I have always been an advocate for making the investment in regional and statewide health information exchanges because I thought that use cases and benefits would continue to develop over time, making the HIEs invaluable to participants. A recent presentation during an AHRQ webinar described a great example. The Utah Health Information Network will be the hub for bidirectional data flow between emergency departments and poison control centers.
This story has a strong informatics element, but first the basic problem needs to be understood. Mollie Cummins, Ph.D., R.N., an associate professor in the College of Nursing at the University of Utah, described the scope of the challenge. She said there were 2.1 million poison exposures in the United States in 2014 alone, and 28 percent were managed in healthcare facilities. The number of fatalities has increased substantially in recent years, due to prescription drug abuse, she said, and in Utah, the death rate is among the highest in the nation.
Poison control centers are on the front line fielding calls.

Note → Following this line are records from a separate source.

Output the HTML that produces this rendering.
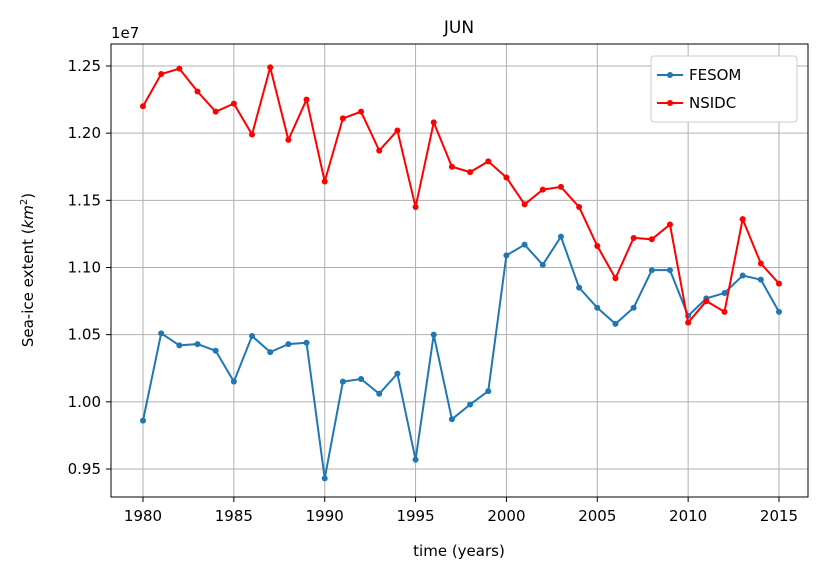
<!DOCTYPE html>
<html><head><meta charset="utf-8"><style>
body{margin:0;background:#fff;font-family:"Liberation Sans","DejaVu Sans",sans-serif;}
svg text{font-family:"DejaVu Sans","Liberation Sans",sans-serif;fill:#000;}
</style></head><body>
<svg id="chart" width="826" height="577">
<g id="grid"></g>
<g id="series"></g>
<rect x="111" y="44" width="697" height="453" fill="none" stroke="#000" stroke-width="1"/>
<g id="ticks"></g>
<text x="459" y="33" font-size="17" text-anchor="middle">JUN</text>
<text x="111" y="38" font-size="15">1e7</text>
<text x="459" y="556" font-size="15" text-anchor="middle">time (years)</text>
<text transform="translate(33,270) rotate(-90)" font-size="15" text-anchor="middle">Sea-ice extent (<tspan font-style="italic">km</tspan><tspan font-size="10" dy="-6">2</tspan><tspan dy="6">)</tspan></text>
<g>
<rect x="651" y="56" width="146" height="66" rx="3" fill="#fff" stroke="#ccc"/>
<g>
<line x1="657" y1="75" x2="683" y2="75" stroke="#1f77b4" stroke-width="2"/><circle cx="670" cy="75" r="3" fill="#1f77b4"/>
<text x="689" y="80" font-size="15">FESOM</text></g>
<g>
<line x1="657" y1="103" x2="683" y2="103" stroke="#ff0000" stroke-width="2"/><circle cx="670" cy="103" r="3" fill="#ff0000"/>
<text x="689" y="108" font-size="15">NSIDC</text></g>
</g>
</svg>
<script>
const years=[];for(let y=1980;y<=2015;y++)years.push(y);
const nsidc=[1.220,1.244,1.248,1.231,1.216,1.222,1.199,1.249,1.195,1.225,1.164,1.211,1.216,1.187,1.202,1.145,1.208,1.175,1.171,1.179,1.167,1.147,1.158,1.160,1.145,1.116,1.092,1.122,1.121,1.132,1.059,1.075,1.067,1.136,1.103,1.088];
const fesom=[0.986,1.051,1.042,1.043,1.038,1.015,1.049,1.037,1.043,1.044,0.943,1.015,1.017,1.006,1.021,0.957,1.050,0.987,0.998,1.008,1.109,1.117,1.102,1.123,1.085,1.070,1.058,1.070,1.098,1.098,1.064,1.077,1.081,1.094,1.091,1.067];
const xTicks=[1980,1985,1990,1995,2000,2005,2010,2015];
const yTicks=[0.95,1.00,1.05,1.10,1.15,1.20,1.25];
const NS="http://www.w3.org/2000/svg";
const xs=v=>143+(v-1980)*(636/35);
const ys=v=>66+(1.25-v)*1343.33;
function mk(t,a,p){const e=document.createElementNS(NS,t);for(const k in a)e.setAttribute(k,a[k]);p.appendChild(e);return e;}
const grid=document.getElementById('grid'),ticks=document.getElementById('ticks'),ser=document.getElementById('series');
xTicks.forEach(t=>{const x=xs(t);
 const g=mk('line',{x1:x,x2:x,y1:44,y2:497,stroke:'#b0b0b0','stroke-width':1},grid);
 
 
 mk('line',{x1:x,x2:x,y1:497,y2:502,stroke:'#000'},ticks);
 const tx=mk('text',{x:x,y:521,'font-size':15,'text-anchor':'middle'},ticks);tx.textContent=t;
 
 });
yTicks.forEach(t=>{const y=ys(t);
 const g=mk('line',{x1:111,x2:808,y1:y,y2:y,stroke:'#b0b0b0','stroke-width':1},grid);
 
 
 mk('line',{x1:106,x2:111,y1:y,y2:y,stroke:'#000'},ticks);
 const tx=mk('text',{x:101,y:y+5,'font-size':15,'text-anchor':'end'},ticks);tx.textContent=t.toFixed(2);
 
 });
function draw(vals,col,name){
 const pl=mk('polyline',{points:vals.map((v,i)=>xs(years[i])+','+ys(v)).join(' '),fill:'none',stroke:col,'stroke-width':2},ser);
 
 
 vals.forEach((v,i)=>{const c=mk('circle',{cx:xs(years[i]),cy:ys(v),r:3,fill:col},ser);
  
  });
}
draw(fesom,'#1f77b4','fesom');
draw(nsidc,'#ff0000','nsidc');
</script>
</body></html>
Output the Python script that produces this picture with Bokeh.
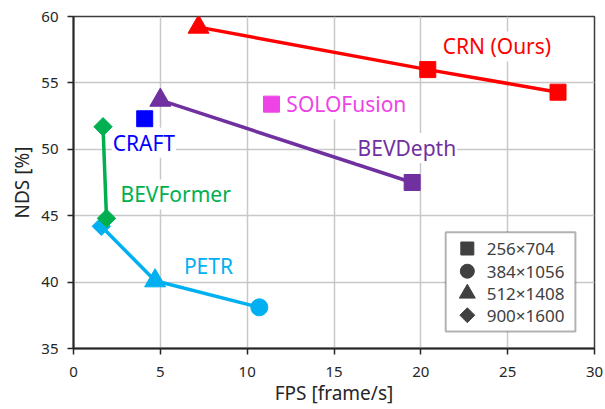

The specialists there are primarily nurses and pharmacists with education in toxicology. They assess the situation and make recommendations to the caller and/or provider about whether a caller should go to the emergency department (ED). They consult with the ED on poison exposure cases and make recommendations for treatment. They also play an important gatekeeping function because they keep the worried well out of the health system.
So how do poison control centers manage information? They use case-based poisoning information systems, which allows them to submit data to public health agencies for epidemiology and surveillance, but not readily share data with EHRs. So for sending information to the ED, Cummins said, they rely on phone and fax. The phone can be useful. It is low cost, with little to no configuration. But studies of healthcare environments have found there is a high risk for error in verbal communication.
On the ED side, phone calls are often interruptions that can lead to safety issues. Analyzing the information content of phone calls in detail has shown inefficiencies and safety vulnerabilities. Information is usually written on a paper form or Post-it note. And that information may or may not reach the clinician.
In calls between ED physicians and poison center pharmacists, there is no shared documentation to reference. Often, a poison center specialist has difficulty reaching the appropriate care provider and ends up exchanging information with a clerk.
Utah is in the middle of a 5-year project and research study that involves developing informatics tools to support a process with the HIE in the middle. They plan to evaluate the effect on workflow communications and usefulness.
“We want it to be standards-based and involve a process that can be replicable,” Cummins said. “We are not eliminating the phone. But we want to make data move and make it not just accessible but added to workflow at the point of decision making.”
The approach they are adopting is to have the poison center send Consolidated CDA (C-CDA) messages to the ED through the HIE. (They designed a C-CDA consultation note for the poisoning use case.) The ED will send back referral notes, progress notes, and discharge summaries. When the poison center sends the C-CDA, the information populates pre-arrival information in the ED tracking system. Clinicians there have one-click access to a full consultation note, with a summary of the case and an initial treatment recommendation. The ED can request a phone consultation with just a click. The process of sending notes back to the poison center is fully automated and invisible to care providers.
The Utah Poison Control Center is working with two Intermountain Healthcare community EDs on pre-implementation/post-implementation design, she said. They are looking at workflow and communication, efficiency, utilization and user evaluations of tools and processes.
One goal is to eventually share data in support of patient care across all EDs in Utah. And another goal is to move toward a learning health system for poisonings, Cummins said. That would involve using data to learn how to better monitor, understand, prevent, and treat poison exposures, and use the same data for both clinical needs and public health.